==== SUPPLIED MATERIAL ====

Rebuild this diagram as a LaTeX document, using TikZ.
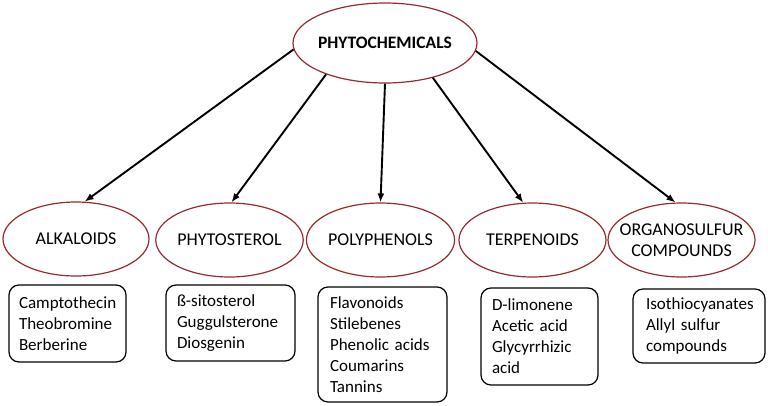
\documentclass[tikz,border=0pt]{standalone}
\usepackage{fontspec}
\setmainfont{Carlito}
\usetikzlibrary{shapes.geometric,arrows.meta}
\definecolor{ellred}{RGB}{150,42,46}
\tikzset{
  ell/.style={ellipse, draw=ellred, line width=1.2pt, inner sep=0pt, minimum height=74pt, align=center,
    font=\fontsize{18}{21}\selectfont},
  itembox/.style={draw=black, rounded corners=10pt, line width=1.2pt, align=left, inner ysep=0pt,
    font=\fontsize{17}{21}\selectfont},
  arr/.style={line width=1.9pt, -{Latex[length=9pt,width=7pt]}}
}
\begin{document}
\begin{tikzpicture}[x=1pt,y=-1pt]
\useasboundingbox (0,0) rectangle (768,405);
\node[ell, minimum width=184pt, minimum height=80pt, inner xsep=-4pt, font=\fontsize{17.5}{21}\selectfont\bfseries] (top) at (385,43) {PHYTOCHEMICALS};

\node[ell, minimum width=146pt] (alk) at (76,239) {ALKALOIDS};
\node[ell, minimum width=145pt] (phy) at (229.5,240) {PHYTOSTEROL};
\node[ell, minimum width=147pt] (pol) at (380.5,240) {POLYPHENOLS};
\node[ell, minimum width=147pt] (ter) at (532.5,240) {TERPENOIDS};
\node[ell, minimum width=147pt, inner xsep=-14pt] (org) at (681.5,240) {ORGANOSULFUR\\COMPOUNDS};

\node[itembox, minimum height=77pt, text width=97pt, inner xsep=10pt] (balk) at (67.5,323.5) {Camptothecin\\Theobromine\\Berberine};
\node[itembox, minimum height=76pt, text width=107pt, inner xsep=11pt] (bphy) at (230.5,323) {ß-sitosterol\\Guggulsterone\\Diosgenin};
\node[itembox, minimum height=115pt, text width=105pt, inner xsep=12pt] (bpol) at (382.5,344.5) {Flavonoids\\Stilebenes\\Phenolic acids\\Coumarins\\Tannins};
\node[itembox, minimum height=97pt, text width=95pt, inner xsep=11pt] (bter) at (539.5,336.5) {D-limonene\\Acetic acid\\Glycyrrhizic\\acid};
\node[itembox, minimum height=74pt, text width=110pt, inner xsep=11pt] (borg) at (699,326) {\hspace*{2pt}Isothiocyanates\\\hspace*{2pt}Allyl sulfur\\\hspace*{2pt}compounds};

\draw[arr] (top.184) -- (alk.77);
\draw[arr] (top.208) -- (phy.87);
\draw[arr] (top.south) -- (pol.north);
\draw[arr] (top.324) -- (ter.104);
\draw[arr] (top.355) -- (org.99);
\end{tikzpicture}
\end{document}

====

* TASK INSTRUCTIONS:
Reproduce the whole listing word for word, setting aside any pictures.

* EXERCISE RESPONSE:
Rebuild this diagram as a LaTeX document, using TikZ.
\documentclass[tikz,border=0pt]{standalone}
\usepackage{fontspec}
\setmainfont{Carlito}
\usetikzlibrary{shapes.geometric,arrows.meta}
\definecolor{ellred}{RGB}{150,42,46}
\tikzset{
  ell/.style={ellipse, draw=ellred, line width=1.2pt, inner sep=0pt, minimum height=74pt, align=center,
    font=\fontsize{18}{21}\selectfont},
  itembox/.style={draw=black, rounded corners=10pt, line width=1.2pt, align=left, inner ysep=0pt,
    font=\fontsize{17}{21}\selectfont},
  arr/.style={line width=1.9pt, -{Latex[length=9pt,width=7pt]}}
}
\begin{document}
\begin{tikzpicture}[x=1pt,y=-1pt]
\useasboundingbox (0,0) rectangle (768,405);
\node[ell, minimum width=184pt, minimum height=80pt, inner xsep=-4pt, font=\fontsize{17.5}{21}\selectfont\bfseries] (top) at (385,43) {PHYTOCHEMICALS};

\node[ell, minimum width=146pt] (alk) at (76,239) {ALKALOIDS};
\node[ell, minimum width=145pt] (phy) at (229.5,240) {PHYTOSTEROL};
\node[ell, minimum width=147pt] (pol) at (380.5,240) {POLYPHENOLS};
\node[ell, minimum width=147pt] (ter) at (532.5,240) {TERPENOIDS};
\node[ell, minimum width=147pt, inner xsep=-14pt] (org) at (681.5,240) {ORGANOSULFUR\\COMPOUNDS};

\node[itembox, minimum height=77pt, text width=97pt, inner xsep=10pt] (balk) at (67.5,323.5) {Camptothecin\\Theobromine\\Berberine};
\node[itembox, minimum height=76pt, text width=107pt, inner xsep=11pt] (bphy) at (230.5,323) {ß-sitosterol\\Guggulsterone\\Diosgenin};
\node[itembox, minimum height=115pt, text width=105pt, inner xsep=12pt] (bpol) at (382.5,344.5) {Flavonoids\\Stilebenes\\Phenolic acids\\Coumarins\\Tannins};
\node[itembox, minimum height=97pt, text width=95pt, inner xsep=11pt] (bter) at (539.5,336.5) {D-limonene\\Acetic acid\\Glycyrrhizic\\acid};
\node[itembox, minimum height=74pt, text width=110pt, inner xsep=11pt] (borg) at (699,326) {\hspace*{2pt}Isothiocyanates\\\hspace*{2pt}Allyl sulfur\\\hspace*{2pt}compounds};

\draw[arr] (top.184) -- (alk.77);
\draw[arr] (top.208) -- (phy.87);
\draw[arr] (top.south) -- (pol.north);
\draw[arr] (top.324) -- (ter.104);
\draw[arr] (top.355) -- (org.99);
\end{tikzpicture}
\end{document}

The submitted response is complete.